Exactly retype the lines from the top of the data through the line containing "0.0375, 0.0170, 0.0067];", leaving out every picture.

_Data shown:_

....................

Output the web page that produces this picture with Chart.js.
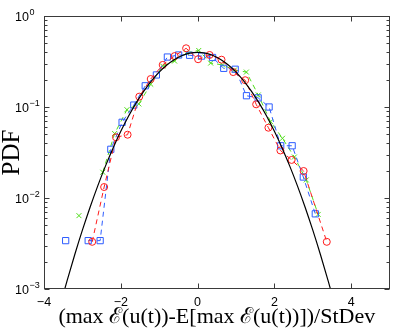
<!DOCTYPE html>
<html>
<head>
<meta charset="utf-8">
<script src="https://cdn.jsdelivr.net/npm/chart.js@4.4.1/dist/chart.umd.min.js"></script>
<style>
  html, body { margin: 0; padding: 0; background: #fff; }
  #wrap { width: 395px; height: 333px; }
</style>
</head>
<body>
<div id="wrap"><canvas id="pdfChart" width="395" height="333"></canvas></div>
<script>
// --- Data ---

const xTicks = [-4, -2, 0, 2, 4];
const xTickLabels = ['\u22124', '\u22122', '0', '2', '4'];
const yTicks = [0.001, 0.01, 0.1, 1];
const yTickExps = ['\u22123', '\u22122', '\u22121', '0'];

// red circles
const redX = [-2.745, -2.434, -2.125, -1.823, -1.519, -1.221, -0.909, -0.597, -0.299, 0.013,
              0.312, 0.623, 0.927, 1.239, 1.525, 1.844, 2.156, 2.449, 2.761, 3.364];
const redY = [0.0033, 0.0132, 0.0465, 0.0496, 0.130, 0.203, 0.290, 0.363, 0.442, 0.335,
              0.373, 0.331, 0.242, 0.197, 0.107, 0.0592, 0.0333, 0.0262, 0.0198, 0.0033];

// blue squares (null = empty bin, line is broken there)
const blueX = [-3.436, -3.14, -2.849, -2.538, -2.260, -1.966, -1.662, -1.364, -1.073, -0.787, -0.494,
               -0.208, 0.104, 0.390, 0.681, 0.979, 1.273, 1.577, 1.862, 2.164, 2.462, 2.753, 3.065];
const blueY = [0.0034, null, 0.0034, 0.0034, 0.0343, 0.0679, 0.105, 0.171, 0.225, 0.354, 0.373,
               0.370, 0.363, 0.350, 0.266, 0.260, 0.133, 0.126, 0.100, 0.0375, 0.0375, 0.0170, 0.0067];

// green crosses
const greenX = [-3.09, -2.78, -2.47, -2.16, -1.84, -1.53, -1.22, -0.91, -0.60, -0.29, 0.03,
                0.34, 0.65, 0.96, 1.27, 1.58, 1.90, 2.21, 2.52, 2.83, 3.14];
const greenY = [0.0064, null, 0.0192, 0.0511, 0.0934, 0.108, 0.178, 0.282, 0.320, 0.395, 0.418,
                0.304, 0.290, 0.255, 0.242, 0.1355, 0.0689, 0.0453, 0.0282, 0.0158, 0.0066];

// black reference curve (standard normal density, sampled)
const normX = [-3.6, -3.4, -3.2, -3.0, -2.8, -2.6, -2.4, -2.2, -2.0, -1.8, -1.6, -1.4, -1.2, -1.0,
               -0.8, -0.6, -0.4, -0.2, 0, 0.2, 0.4, 0.6, 0.8, 1.0, 1.2, 1.4, 1.6, 1.8, 2.0,
               2.2, 2.4, 2.6, 2.8, 3.0, 3.2, 3.4, 3.6];
const normY = [0.000612, 0.00123, 0.00238, 0.00443, 0.00792, 0.0136, 0.0224, 0.0355, 0.0540,
               0.0790, 0.1109, 0.1497, 0.1942, 0.2420, 0.2897, 0.3332, 0.3683, 0.3910, 0.3989,
               0.3910, 0.3683, 0.3332, 0.2897, 0.2420, 0.1942, 0.1497, 0.1109, 0.0790, 0.0540,
               0.0355, 0.0224, 0.0136, 0.00792, 0.00443, 0.00238, 0.00123, 0.000612];

const pts = (xs, ys) => xs.map((x, i) => ({ x: x, y: ys[i] }));

// --- Box, inward ticks and tick labels drawn MATLAB style ---

const frame = {
    id: 'frame',
    afterDraw(chart) {
        const { ctx, chartArea: a, scales: { x, y } } = chart;
        ctx.save();
        ctx.strokeStyle = '#3a3a3a';
        ctx.lineWidth = 1;
        const L = Math.round(a.left) + 0.5, R = Math.round(a.right) - 0.5;
        const T = Math.round(a.top) + 0.5, B = Math.round(a.bottom) - 0.5;
        ctx.strokeRect(L, T, R - L, B - T);

        ctx.beginPath();
        xTicks.forEach(v => {
            const px = Math.round(x.getPixelForValue(v)) + 0.5;
            ctx.moveTo(px, B); ctx.lineTo(px, B - 5);
            ctx.moveTo(px, T); ctx.lineTo(px, T + 5);
        });
        for (let d = -3; d <= 0; d++) {
            for (let k = 1; k <= 9; k++) {
                const v = k * Math.pow(10, d);
                if (v > 1.0001) break;
                const py = Math.round(y.getPixelForValue(v)) + 0.5;
                const len = k === 1 ? 5 : 3;
                ctx.moveTo(L, py); ctx.lineTo(L + len, py);
                ctx.moveTo(R, py); ctx.lineTo(R - len, py);
            }
        }
        ctx.stroke();

        ctx.fillStyle = '#000';
        ctx.font = '12.5px "Liberation Sans", Arial, sans-serif';
        ctx.textAlign = 'center';
        ctx.textBaseline = 'alphabetic';
        xTicks.forEach((v, i) => {
            ctx.fillText(xTickLabels[i], x.getPixelForValue(v), 306);
        });

        ctx.textAlign = 'left';
        yTicks.forEach((v, i) => {
            const py = y.getPixelForValue(v);
            ctx.font = '12.5px "Liberation Sans", Arial, sans-serif';
            ctx.fillText('10', 15, py + 4.5);
            const w = ctx.measureText('10').width;
            ctx.font = '9px "Liberation Sans", Arial, sans-serif';
            ctx.fillText(yTickExps[i], 15 + w + 0.5, py - 1.5);
        });
        ctx.restore();
    }
};

// --- Chart ---

const ctx = document.getElementById('pdfChart').getContext('2d');
new Chart(ctx, {
    type: 'scatter',
    data: {
        datasets: [
            {
                data: pts(normX, normY),
                showLine: true,
                borderColor: '#000',
                borderWidth: 1.2,
                pointRadius: 0,
                cubicInterpolationMode: 'monotone',
            },
            {
                data: pts(redX, redY),
                showLine: true,
                borderColor: '#ff1a1a',
                borderWidth: 1,
                borderDash: [5, 4],
                pointStyle: 'circle',
                pointRadius: 3.5,
                pointBorderWidth: 1,
                pointBackgroundColor: 'rgba(0,0,0,0)',
            },
            {
                data: pts(blueX, blueY),
                showLine: true,
                borderColor: '#2d5cff',
                borderWidth: 1,
                borderDash: [5, 4],
                pointStyle: 'rect',
                pointRadius: 4.4,
                pointBorderWidth: 1,
                pointBackgroundColor: 'rgba(0,0,0,0)',
            },
            {
                data: pts(greenX, greenY),
                showLine: true,
                borderColor: '#4fdc1a',
                borderWidth: 1,
                borderDash: [5, 4],
                pointStyle: 'crossRot',
                pointRadius: 3.5,
                pointBorderWidth: 1,
                pointBackgroundColor: 'rgba(0,0,0,0)',
            },
        ]
    },
    options: {
        responsive: false,
        animation: false,
        devicePixelRatio: 1,
        layout: { padding: { left: 0, right: 5, top: 16, bottom: 0 } },
        plugins: { legend: { display: false }, tooltip: { enabled: false } },
        scales: {
            x: {
                type: 'linear',
                min: -4,
                max: 5,
                grid: { display: false },
                border: { display: false },
                ticks: { display: false },
                title: {
                    display: true,
                    text: '(max \u2130(u(t))-E[max \u2130(u(t))])/StDev',
                    color: '#000',
                    font: { family: '"Liberation Serif", "DejaVu Serif", serif', size: 22, lineHeight: 1.2 },
                    padding: { top: 0, bottom: 2.5 },
                },
                afterFit: (scale) => { scale.height = 44; },
            },
            y: {
                type: 'logarithmic',
                min: 0.001,
                max: 1,
                grid: { display: false },
                border: { display: false },
                ticks: { display: false },
                title: {
                    display: true,
                    text: 'PDF',
                    color: '#000',
                    font: { family: '"Liberation Serif", "DejaVu Serif", serif', size: 25, lineHeight: 1 },
                    padding: { top: 0, bottom: 0 },
                },
                afterFit: (scale) => { scale.width = 44; },
            }
        }
    },
    plugins: [frame]
});
</script>
</body>
</html>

....................

_Task solution:_
Output the web page that produces this picture with Chart.js.
<!DOCTYPE html>
<html>
<head>
<meta charset="utf-8">
<script src="https://cdn.jsdelivr.net/npm/chart.js@4.4.1/dist/chart.umd.min.js"></script>
<style>
  html, body { margin: 0; padding: 0; background: #fff; }
  #wrap { width: 395px; height: 333px; }
</style>
</head>
<body>
<div id="wrap"><canvas id="pdfChart" width="395" height="333"></canvas></div>
<script>
// --- Data ---

const xTicks = [-4, -2, 0, 2, 4];
const xTickLabels = ['\u22124', '\u22122', '0', '2', '4'];
const yTicks = [0.001, 0.01, 0.1, 1];
const yTickExps = ['\u22123', '\u22122', '\u22121', '0'];

// red circles
const redX = [-2.745, -2.434, -2.125, -1.823, -1.519, -1.221, -0.909, -0.597, -0.299, 0.013,
              0.312, 0.623, 0.927, 1.239, 1.525, 1.844, 2.156, 2.449, 2.761, 3.364];
const redY = [0.0033, 0.0132, 0.0465, 0.0496, 0.130, 0.203, 0.290, 0.363, 0.442, 0.335,
              0.373, 0.331, 0.242, 0.197, 0.107, 0.0592, 0.0333, 0.0262, 0.0198, 0.0033];

// blue squares (null = empty bin, line is broken there)
const blueX = [-3.436, -3.14, -2.849, -2.538, -2.260, -1.966, -1.662, -1.364, -1.073, -0.787, -0.494,
               -0.208, 0.104, 0.390, 0.681, 0.979, 1.273, 1.577, 1.862, 2.164, 2.462, 2.753, 3.065];
const blueY = [0.0034, null, 0.0034, 0.0034, 0.0343, 0.0679, 0.105, 0.171, 0.225, 0.354, 0.373,
               0.370, 0.363, 0.350, 0.266, 0.260, 0.133, 0.126, 0.100, 0.0375, 0.0375, 0.0170, 0.0067];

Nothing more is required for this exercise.